2018-19 Academic Year Research Report

From Wikibase.slis.ua.edu
Jump to navigation Jump to search

Data-driven Semantic Indexing of Football Images from the Entire 2017 Alabama Crimson Tide Football Season:
An Experiment in Linked Data Using a Local Wikibase Instance


Linked Data Research Group
School of Library and Information Studies
College of Communication and Information Sciences
University of Alabama

Our aim with this experiment was to demonstrate how statistical play-by-play data generated during a football game could be incorporated into a semantic indexing and identification process for the photos and video clips captured during those games. We chose to deploy a linked data approach using Wikibase as our software.

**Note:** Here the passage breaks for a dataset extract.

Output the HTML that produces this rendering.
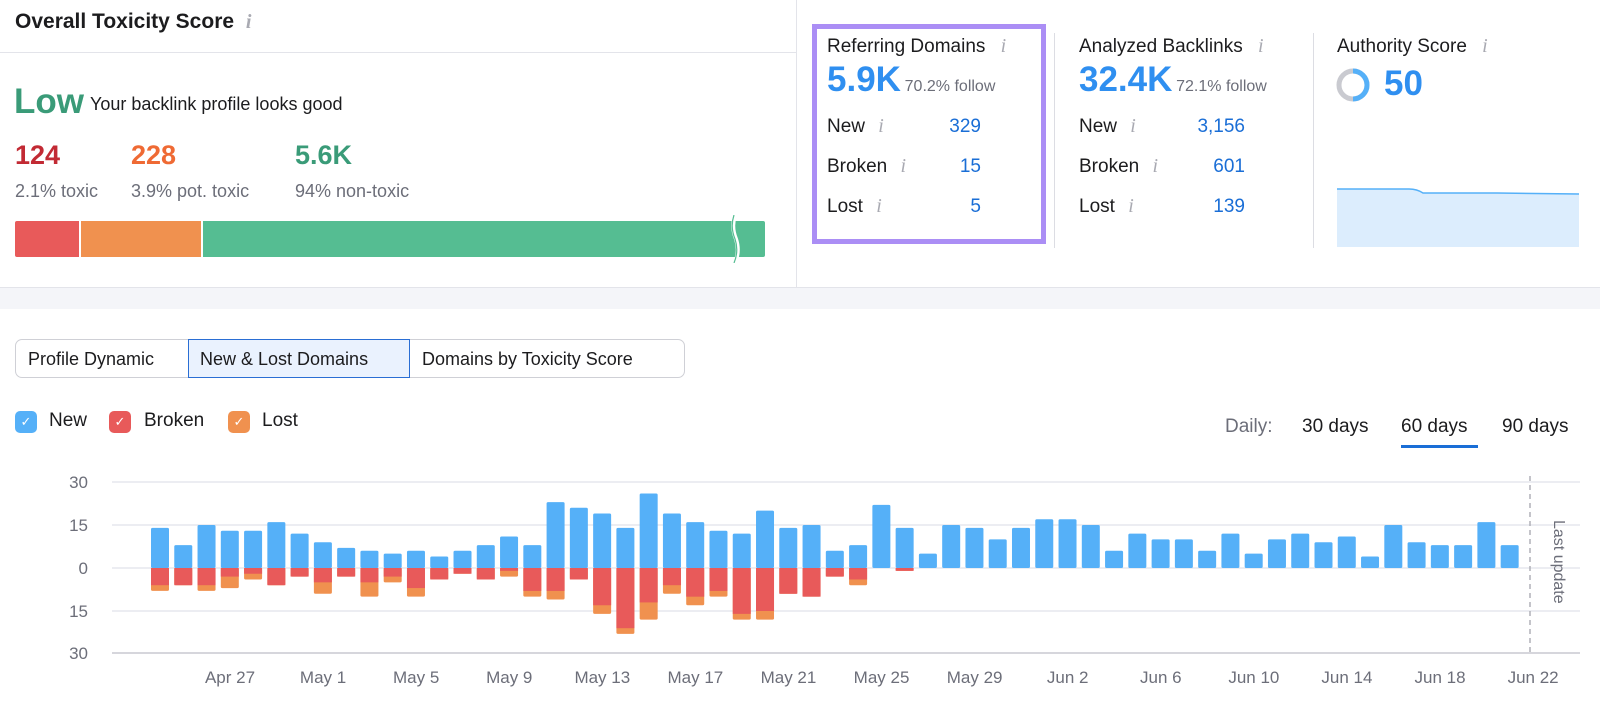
<!DOCTYPE html>
<html><head><meta charset="utf-8">
<style>
*{margin:0;padding:0;box-sizing:border-box}
body{width:1600px;height:714px;background:#fff;font-family:"Liberation Sans",Arial,sans-serif;color:#1c1c1e;position:relative;overflow:hidden}
.a{position:absolute;white-space:nowrap}
.i{font-family:"Liberation Serif",serif;font-style:italic;color:#a9aab2;font-size:20px}
.g{color:#6c6e79}
.bl{color:#1a6ed6}
</style></head><body>
<!-- top panel -->
<div class="a" style="left:0;top:52px;width:796px;height:1px;background:#e3e4ea"></div>
<div class="a" style="left:796px;top:0;width:1px;height:287px;background:#e3e4ea"></div>
<div class="a" style="left:15px;top:10px;font-size:21px;font-weight:bold">Overall Toxicity Score <span class="i" style="margin-left:6px">i</span></div>
<div class="a" style="left:14px;top:82px;font-size:35px;font-weight:bold;color:#3a9b78">Low</div>
<div class="a" style="left:90px;top:94px;font-size:18px">Your backlink profile looks good</div>
<div class="a" style="left:15px;top:140px;font-size:27px;font-weight:bold;color:#c22a34">124</div>
<div class="a" style="left:131px;top:140px;font-size:27px;font-weight:bold;color:#ef6a34">228</div>
<div class="a" style="left:295px;top:140px;font-size:27px;font-weight:bold;color:#3a9b78">5.6K</div>
<div class="a g" style="left:15px;top:181px;font-size:18px">2.1% toxic</div>
<div class="a g" style="left:131px;top:181px;font-size:18px">3.9% pot. toxic</div>
<div class="a g" style="left:295px;top:181px;font-size:18px">94% non-toxic</div>
<div class="a" style="left:15px;top:221px;width:64px;height:36px;background:#e85a5a;border-radius:2px 0 0 2px"></div>
<div class="a" style="left:81px;top:221px;width:120px;height:36px;background:#f0914f"></div>
<div class="a" style="left:203px;top:221px;width:562px;height:36px;background:#55bd92;border-radius:0 2px 2px 0"></div>
<svg class="a" style="left:728px;top:215px" width="16" height="48"><path d="M7 0 Q3 12 8 24 Q12 36 7 48" stroke="#fff" stroke-width="4" fill="none"/><path d="M7 0 Q3 12 8 24 Q12 36 7 48" stroke="#55bd92" stroke-width="1.2" fill="none" transform="translate(-1,0)"/></svg>

<!-- referring domains -->
<div class="a" style="left:812px;top:24px;width:234px;height:220px;border:5px solid #ab8ef5"></div>
<div class="a" style="left:827px;top:35px;font-size:19px">Referring Domains <span class="i" style="margin-left:10px">i</span></div>
<div class="a" style="left:827px;top:60px;font-size:35px;font-weight:bold;color:#2f8ff0">5.9K <span style="font-size:16px;font-weight:normal;color:#6c6e79;margin-left:-6px">70.2% follow</span></div>
<div class="a" style="left:827px;top:115px;font-size:19px">New <span class="i" style="margin-left:8px">i</span></div>
<div class="a" style="left:827px;top:155px;font-size:19px">Broken <span class="i" style="margin-left:8px">i</span></div>
<div class="a" style="left:827px;top:195px;font-size:19px">Lost <span class="i" style="margin-left:8px">i</span></div>
<div class="a bl" style="right:619px;top:116px;font-size:19px">329</div>
<div class="a bl" style="right:619px;top:156px;font-size:19px">15</div>
<div class="a bl" style="right:619px;top:196px;font-size:19px">5</div>
<div class="a" style="left:1054px;top:33px;width:1px;height:215px;background:#dcdde3"></div>
<div class="a" style="left:1079px;top:35px;font-size:19px">Analyzed Backlinks <span class="i" style="margin-left:10px">i</span></div>
<div class="a" style="left:1079px;top:60px;font-size:35px;font-weight:bold;color:#2f8ff0">32.4K <span style="font-size:16px;font-weight:normal;color:#6c6e79;margin-left:-6px">72.1% follow</span></div>
<div class="a" style="left:1079px;top:115px;font-size:19px">New <span class="i" style="margin-left:8px">i</span></div>
<div class="a" style="left:1079px;top:155px;font-size:19px">Broken <span class="i" style="margin-left:8px">i</span></div>
<div class="a" style="left:1079px;top:195px;font-size:19px">Lost <span class="i" style="margin-left:8px">i</span></div>
<div class="a bl" style="right:355px;top:116px;font-size:19px">3,156</div>
<div class="a bl" style="right:355px;top:156px;font-size:19px">601</div>
<div class="a bl" style="right:355px;top:196px;font-size:19px">139</div>
<div class="a" style="left:1313px;top:33px;width:1px;height:215px;background:#dcdde3"></div>
<div class="a" style="left:1337px;top:35px;font-size:19px">Authority Score <span class="i" style="margin-left:10px">i</span></div>
<svg class="a" style="left:1335px;top:67px" width="36" height="36"><circle cx="18" cy="18" r="14" fill="none" stroke="#c9cad0" stroke-width="5"/><path d="M18 4 A14 14 0 0 1 18 32" fill="none" stroke="#55b0f8" stroke-width="5"/></svg>
<div class="a" style="left:1384px;top:64px;font-size:35px;font-weight:bold;color:#2f8ff0">50</div>
<svg class="a" style="left:1337px;top:185px" width="242" height="62"><path d="M0 4 L72 4 Q80 4 86 8 L160 8 L242 9 L242 62 L0 62Z" fill="#dcedfd"/><path d="M0 4 L72 4 Q80 4 86 8 L160 8 L242 9" fill="none" stroke="#55b0f8" stroke-width="1.5"/></svg>

<!-- gray band -->
<div class="a" style="left:0;top:287px;width:1600px;height:22px;background:#f4f5f9;border-top:1px solid #e3e4ea"></div>

<!-- tabs -->
<div class="a" style="left:15px;top:339px;width:670px;height:39px;border:1px solid #cfd0d6;border-radius:7px"></div>
<div class="a" style="left:188px;top:339px;width:222px;height:39px;border:1px solid #2a6ed4;background:#eaf2fe"></div>
<div class="a" style="left:28px;top:349px;font-size:18px">Profile Dynamic</div>
<div class="a" style="left:200px;top:349px;font-size:18px">New &amp; Lost Domains</div>
<div class="a" style="left:422px;top:349px;font-size:18px">Domains by Toxicity Score</div>

<!-- legend -->
<div class="a" style="left:15px;top:411px;width:22px;height:22px;border-radius:5px;background:#55b0f8;color:#fff;font-size:13px;text-align:center;line-height:22px">✓</div>
<div class="a" style="left:49px;top:410px;font-size:19px">New</div>
<div class="a" style="left:109px;top:411px;width:22px;height:22px;border-radius:5px;background:#e85a5a;color:#fff;font-size:13px;text-align:center;line-height:22px">✓</div>
<div class="a" style="left:144px;top:410px;font-size:19px">Broken</div>
<div class="a" style="left:228px;top:411px;width:22px;height:22px;border-radius:5px;background:#f0914f;color:#fff;font-size:13px;text-align:center;line-height:22px">✓</div>
<div class="a" style="left:262px;top:410px;font-size:19px">Lost</div>

<div class="a g" style="left:1225px;top:416px;font-size:19px">Daily:</div>
<div class="a" style="left:1302px;top:416px;font-size:19px">30 days</div>
<div class="a" style="left:1401px;top:416px;font-size:19px">60 days</div>
<div class="a" style="left:1502px;top:416px;font-size:19px">90 days</div>
<div class="a" style="left:1401px;top:445px;width:77px;height:3px;background:#1a6ed6"></div>

<svg id="ch" class="a" style="left:0;top:0" width="1600" height="714"></svg>
<script>
var n=[14,8,15,13,13,16,12,9,7,6,5,6,4,6,8,11,8,23,21,19,14,26,19,16,13,12,20,14,15,6,8,22,14,5,15,14,10,14,17,17,15,6,12,10,10,6,12,5,10,12,9,11,4,15,9,8,8,16,8];
var r=[6,6,6,3,2,6,3,5,3,5,3,7,4,2,4,1,8,8,4,13,21,12,6,10,8,16,15,9,10,3,4,0,1];
var t=[8,6,8,7,4,6,3,9,3,10,5,10,4,2,4,3,10,11,4,16,23,18,9,13,10,18,18,9,10,3,6,0,1];
var s='',k=43/15,z=568;
[482,525,568,611,653].forEach(function(y,j){s+='<line x1="112" x2="1580" y1="'+y+'" y2="'+y+'" stroke="'+(j==4?'#c8c9d0':'#e6e7ee')+'" stroke-width="1.5"/>';
s+='<text x="88" y="'+(y+6)+'" text-anchor="end" font-size="17" fill="#6c6e79" font-family="Liberation Sans">'+['30','15','0','15','30'][j]+'</text>';});
for(var i=0;i<n.length;i++){var x=151+i*23.27;
s+='<rect x="'+x+'" y="'+(z-n[i]*k)+'" width="18" height="'+(n[i]*k)+'" rx="1.5" fill="#55b0f8"/>';
if(t[i]){s+='<rect x="'+x+'" y="'+z+'" width="18" height="'+(t[i]*k)+'" rx="1.5" fill="#f0914f"/>';
s+='<rect x="'+x+'" y="'+z+'" width="18" height="'+(r[i]*k)+'" fill="#e85a5a"/>';}}
var L=['Apr 27','May 1','May 5','May 9','May 13','May 17','May 21','May 25','May 29','Jun 2','Jun 6','Jun 10','Jun 14','Jun 18','Jun 22'];
L.forEach(function(l,j){s+='<text x="'+(230+j*4*23.27)+'" y="683" text-anchor="middle" font-size="17" fill="#6c6e79" font-family="Liberation Sans">'+l+'</text>';});
s+='<line x1="1530" x2="1530" y1="476" y2="653" stroke="#b0b1b8" stroke-width="1.5" stroke-dasharray="5,4"/>';
s+='<text transform="translate(1554,520) rotate(90)" font-size="16" fill="#6c6e79" font-family="Liberation Sans">Last update</text>';
document.getElementById('ch').innerHTML=s;
</script>
</body></html>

Outline of research accomplishments resulting from this experiment:

  1. Progress Report: RGC grant-funded research accomplishments thus far. We were able to successfully transform Web-accessible JSON-encoded statistical play-by-play datasets for all 14 games in the 2017 Alabama Crimson Tide football season into a linked data application using Wikibase. One can now navigate from play to play, drive to drive, and game to game within the 2017 football season using data drawn from existing statistical play-by-play datasets incorporated into the application by way of linked data methods. Highlights:
    1. Property list for the ontology developed for this application.
    2. Examples of three types of entities ("play" "drive" "game") in our linked data application. Each example provides links to Mediawiki site pages and to Wikibase item pages (each item page contains the metadata statements (each statement a "triple") about each entity using properties drawn from our ontology):
      1. Mediawiki site page for a typical play (here is this play's corresponding Wikibase item page)
      2. Mediawiki site page for a typical drive (here is this drive's corresponding Wikibase item page)
      3. Mediawiki site page for a typical game (here is this game's corresponding Wikibase item page)
    3. Infobox templates deployed to generate infoboxes on each Mediawiki page:
      1. For a play
      2. For a drive
      3. For a game
    4. Example SPARQL queries for retrieving plays from the 2017 Alabama Crimson Tide football season meeting a variety of query criteria (PLEASE NOTE: To run each query, click on the Blue Arrow icon in lower left portion of screen after clicking on links below):
      1. All rushing touchdowns that went for over 50 yards during the 2017 Alabama Crimson Tide football season (limit to those for which there are video clips)
      2. All Jalen Hurts touchdown passes that went for over 25 yards in games from the 2017 Alabama Crimson tide football season (Just those Jalen Hurts TD passes for which there are video clips).
      3. All touchdown passes that went for over 10 yards in the 2017 Alabama Crimson Tide football season (Just those plays for which there are video clips).
  2. Applied research results (i.e., outside of the RGC grant context): The use of linked data to provide access to multimedia assets. One important result of our research work during this academic year is the demonstration of the use of linked data to provide access to multimedia assets that document individual plays. As shown above, individual plays can be discovered by navigating the linked data application or by using SPARQL to query the triplestore. In the examples below, you will find video clips for each play thus demonstrating how linked data navigation or SPARQL querying methods can lead to multimedia assets that document those plays:
    1. Tua Tagovailoa pass complete to DeVonta Smith for 27 yds for a TD
    2. Da'Ron Payne 1 Yd pass from Jalen Hurts
    3. Damien Harris run for 75 yds for a TD
    4. Calvin Ridley 12 Yd pass from Jalen Hurts
    5. See also: Plays with Example UA Images May 2019
  3. Collaborator information. Important collaborators contributing to the research reported here:
    1. Dr. Greg Bott, Assistant Professor, UA Culverhouse School of Business. Dr. Bott is co-PI on the RGC grant providing data management expertise focusing on optimizing the efficiency of data wrangling methods using Python scripting
    2. David McMillan, IT Team Leader, Enterprise Development & Application Support, UA Office of Information Technology (OIT). David has been a long time collaborator beginning in the late 1990s when he was Systems Admin in the School of Library and Information Studies, and we were co-authors on a UA patent. In the current research project, David has contributed crucial support in the installation, optimization, and ongoing management of the Mediawiki/Wikibase instance hosted by UA OIT.
    3. Huapu Liu, Graduate Research Assistant and MLIS student. Huapu served as my graduate research assistant for the entire 2018-19 academic year serving as an indispensable collaborator in the development of our understanding of Wikibase and linked data, which was essentially a long series of trial and error steps. Huapu helped me compose over 25 pages of data wrangling procedures needed to transform the JSON-encoded statistical play-by-play datasets into linked data in Wikibase. He also did more than his share of data wrangling! (to run SPARQL query, click on the Blue Arrow icon in lower left portion of screen after clicking on link)
    4. Christine Schultz-Richert, MLIS student. Christine joined the research team in early April after hearing about this project in the presentation I made about it in our LS 566 Metadata course. In this short amount of time, Christine was able to accomplish quite a bit of wrangling data for us.